Deux : je ne le savais pas et je suis profondément déçu, limite scandalisé : la fiscalité française défavorise probablement 50% des particuliers [5], si ce n’est plus.

Juriste de formation, je sais bien que le droit fiscal a ce qu’on appelle son autonomie — il a le droit de dire le contraire des autres domaines du droit, ici le droit de la famille. Mais là, c’est "border line". On a un truc positif, symbolique et affectif à célébrer et paf ! les Impôts vous le font payer. Autrement dit, la fiscalité française, le droit fiscal français pratiquent une discrimination en faveur du concubinage et contre le mariage et le Pacs. Notre fiscalité favorise le temporaire et non la sécurité.

Pourquoi n’existe t-il donc pas de mécanisme cliquet empêchant cela ? A la limite, je veux bien que ce soit neutre fiscalement de se marier/pacser. Mais qu’on y soit perdant ? C’est malsain et anti-social.

Anti-social et anti-stabilité ? Voilà une attitude bien surprenante de la part des pouvoirs publics !

Emmanuel Barthe
contribuable

Notes

[1Pris parmi les 10 premiers résultats de le requête précitée sur Google.fr entre avril et juillet 2019.

[2Surprenant, peu pratique mais apparemment très fréquent voire habituel : en « campagne » (i.e. pendant la période des déclarations de revenus d’avril à mai), les services locaux des impôts (service des impôts des particuliers (SIP), ex-centre des impôts, ex-hôtel des impôts) ne répondent plus du tout au téléphone. En revanche, on peut s’y rendre physiquement et sans rendez-vous — avec une longue attente à la clé ...
J’ai donc dû composer quatre numéros de téléphone avant d’en trouver un qui réponde (encore faut-il naviguer dans les menus de la boîte vocale pour enfin arriver avoir un conseiller ...) : le numéro sur le prélèvement à la source (LE grand dossier qui a (sur)occupé ces deux dernières années les impôts) : 0 809 401 401.

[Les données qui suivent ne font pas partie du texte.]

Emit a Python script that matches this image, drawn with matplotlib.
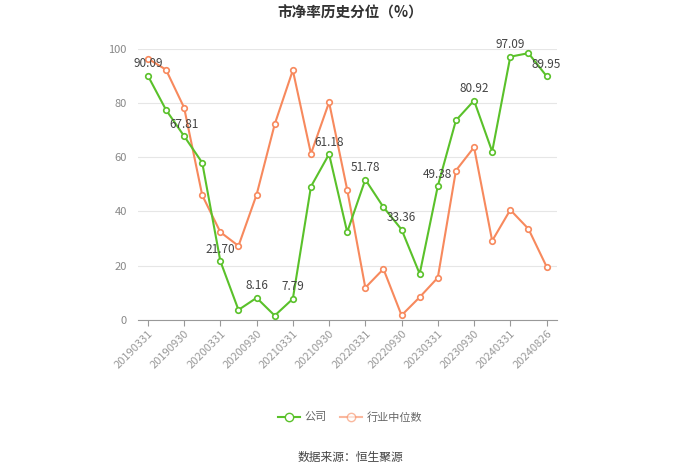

[3Je ne parlerai pas ici des couples qui à deux, doivent payer l’impôt sur la fortune immobilière (IFI, ex-ISF), mais c’est aussi une réalité.

[4Pourquoi les femmes ? Parce que dans un couple, ce sont très majoritairement les femmes qui gagnent moins. C’est un constat.

[5Evaluation personnelle. Si vous avez des chiffres précis et récents, je suis preneur.